[nodriver] Memory leak using with Chrome, Edge & Brave
Abdelrahman-Hekal opened this issue · comments
Good day @ultrafunkamsterdam
Thanks for the amazing nodriver project, I'm experiencing a continuous memory leak on a larger project when using nodriver and I tested this leak over the sample code below and as long as the code is running, it is leaking memory by 2MB per web page visited which is causing the program to be leaking around 10 GB when left running for 8 hours.
The code ran on Windows 11 and Linux where the same behaviour is noticed for both OS.
import nodriver as uc
import asyncio
async def main():
url = "https://www.carrefouregypt.com/mafegy/en/c/NFEGY4000000?currentPage="
browser = await uc.start(browser_args=["--incognito"])
for i in range(1, 100):
page, content = None, None
page = await asyncio.wait_for(browser.get(url + str(i)), timeout=30)
content = await asyncio.wait_for(page.get_content(), timeout=30)
uc.loop().run_until_complete(main())
Thanks @ilike2burnthing for referring to the uc issue but unfortunately the unclosed chrome processes of undetected-chrome is different than this issue with the nodrive package. The issue that I face is a memory leak within the python process itself as shown in the snapshot below.
Update: I have tried three different browsers (Chrome, Brave and Edge) and the memory leak is still observed with all of the browsers so far
There are a few other open issues pertaining to leaks, though again they seem to be for UC:
As a test, try reverting to Chrome v119 and v115. If you need clean installers (check the signatures, they're legitimate offline Chrome installers) - https://filecr.com/windows/google-chrome/?id=847089664000
You'll need to uninstall Chrome first, otherwise it won't install the older version if a newer version is present, and then reinstall normally once done with testing, as it won't auto-update.
I encountered the same issue, and switching to an older version of the browser still didn't resolve it. Are there any good solutions?
Is there a solution to this problem?
I noticed the same problem. If I iterate over an array of links, get_content() increases the memory usage of the python process each time. (memory leak).

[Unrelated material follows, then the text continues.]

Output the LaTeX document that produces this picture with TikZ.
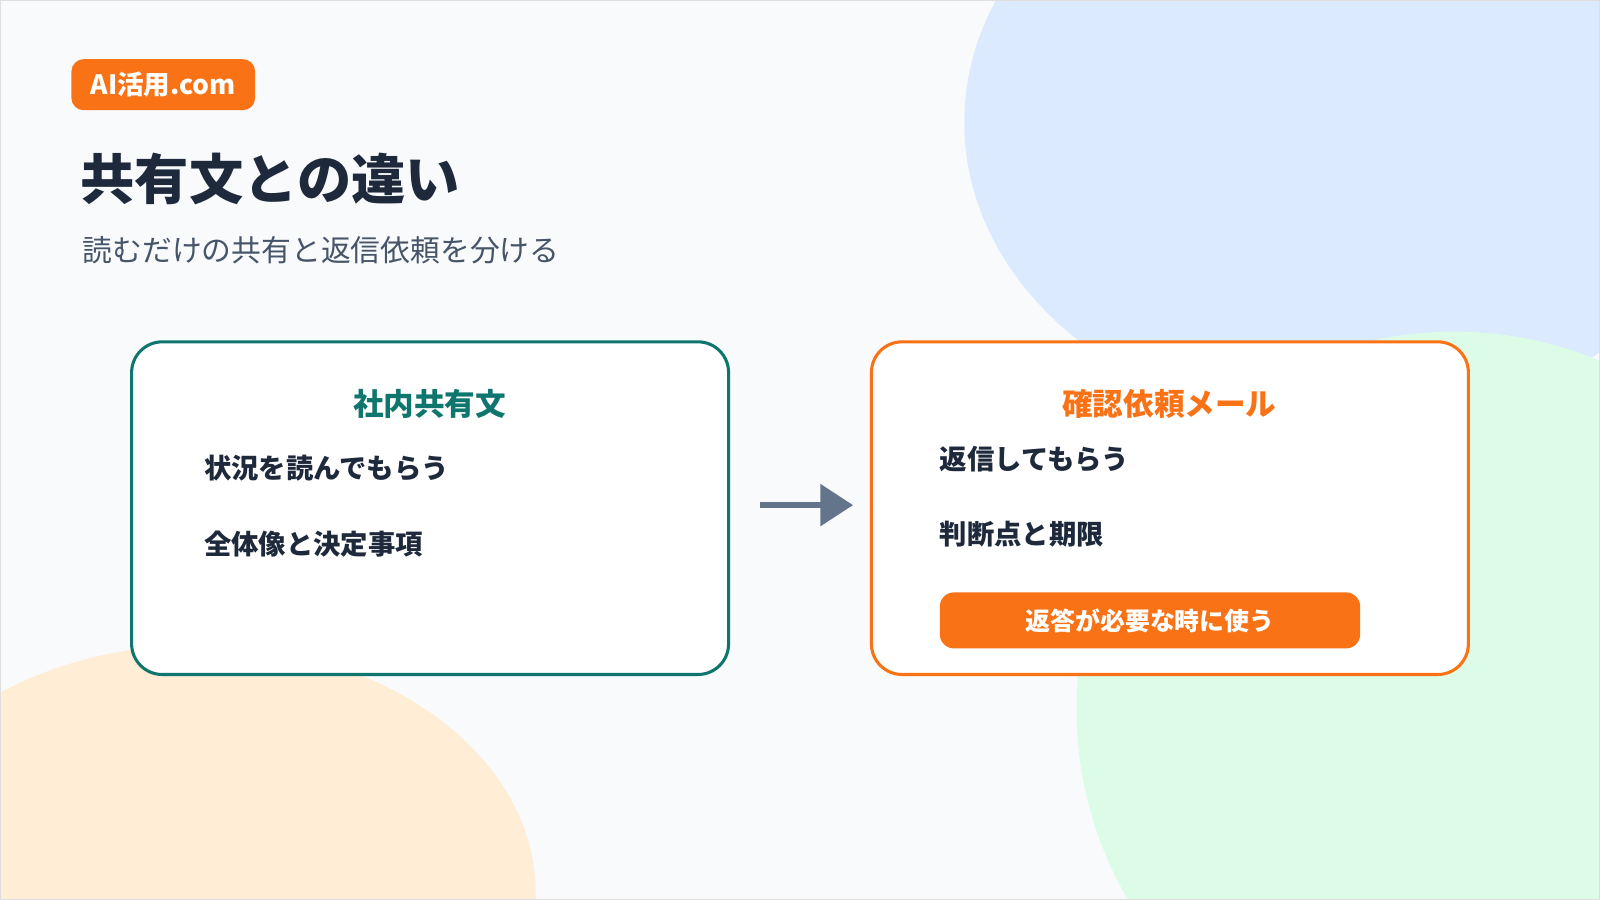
\documentclass[tikz,border=0pt]{standalone}
\usepackage{fontspec}
\setmainfont{Noto Sans CJK JP}
\usetikzlibrary{arrows.meta}
\definecolor{bg}{HTML}{F8FAFC}
\definecolor{blueb}{HTML}{DBEAFE}
\definecolor{greenb}{HTML}{DCFCE7}
\definecolor{orangeb}{HTML}{FFEDD5}
\definecolor{org}{HTML}{F97316}
\definecolor{teal}{HTML}{0F766E}
\definecolor{dark}{HTML}{1E293B}
\definecolor{sub}{HTML}{475569}
\definecolor{arr}{HTML}{64748B}
\tikzset{
 card/.style={draw=#1,line width=1.5pt,fill=white,rounded corners=15pt},
 item/.style={anchor=west,font=\fontsize{13.4}{15}\selectfont\bfseries,text=dark},
 head/.style={font=\fontsize{15}{17}\selectfont\bfseries,text=#1},
}
\begin{document}
\begin{tikzpicture}[x=0.5pt,y=-0.5pt]
\useasboundingbox (0,0) rectangle (1568,882);
\fill[bg] (0,0) rectangle (1568,882);
\begin{scope}
\clip (0,0) rectangle (1568,882);
\fill[blueb] (1320,120) ellipse [x radius=375,y radius=300];
\fill[greenb] (1425,695) circle [radius=370];
\fill[orangeb] (195,875) ellipse [x radius=330,y radius=243];
\end{scope}
\draw[gray!25,line width=0.8pt] (0,0) rectangle (1568,882);
\node[fill=org,rounded corners=6pt,minimum width=90pt,minimum height=25pt,text=white,font=\fontsize{13}{15}\selectfont\bfseries] (badge) at (160,83) {AI活用.com};
\node[anchor=west,font=\fontsize{26.6}{30}\selectfont\bfseries,text=dark] (title) at (72,175) {共有文との違い};
\node[anchor=west,font=\fontsize{14.6}{17}\selectfont,text=sub] (subt) at (74,245) {読むだけの共有と返信依頼を分ける};
\node[card=teal,minimum width=292.5pt,minimum height=163pt] (L) at (421.5,498) {};
\node[head=teal] (lh) at (421,396) {社内共有文};
\node[item] (l1) at (193,459) {状況を読んでもらう};
\node[item] (l2) at (193,533) {全体像と決定事項};
\node[card=org,minimum width=292.5pt,minimum height=163pt] (R) at (1146.5,498) {};
\node[head=org] (rh) at (1146,396) {確認依頼メール};
\node[item] (r1) at (914,450) {返信してもらう};
\node[item] (r2) at (914,523) {判断点と期限};
\node[fill=org,rounded corners=7pt,minimum width=206pt,minimum height=27.5pt,text=white,font=\fontsize{12.2}{14}\selectfont\bfseries] (btn) at (1127,608) {返答が必要な時に使う};
\coordinate (a1) at (745,495);
\coordinate (a2) at (836,495);
\draw[arr,line width=3pt,-{Triangle[length=16pt,width=20pt]}] (a1) -- (a2);
\end{tikzpicture}
\end{document}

@life-live no solution is found yet so far, we highly appreciate it if you can give it some time when possible @ultrafunkamsterdam
i think that the problem is in all functions which return elements.
to be exact memory leak happens in the moment when script gets current document to parse found nodes.
doc: cdp.dom.Node = await self.send(cdp.dom.get_document(-1, True))
as far as i understand garbage collector can't handle this variable for some reason and everytime the function gets called it stores more and more copies of the document in memory. probably because of the closure where a child of some object points to the its parent.
UPDATE. FIX FOUND:
i have investigated the code and finally found the issue!!!
problem was in almost what i thought. i hope that my approach doesn't break anything. but i think it shouldn't
nodriver/core/connection.py:558 this line should have had self.connection.mapper.pop(message["id"])
after it.
without this line every transaction with the answer to a command (including "get_document") lives in the memory even after it's not more needed. all of this because transaction id reference is still in the array, which keeps transactions data from unloading. developer just forgot or missed this. i hope i helped somebody. @ultrafunkamsterdam please fix
use this file as temporary fix:
https://gist.github.com/zxsleebu/3602dff4be43c73e32e7d2884b7a1ac3#file-uc_fix-py-L99
This fix really works, Great job @zxsleebu
Works great, hoping this gets merged pretty soon!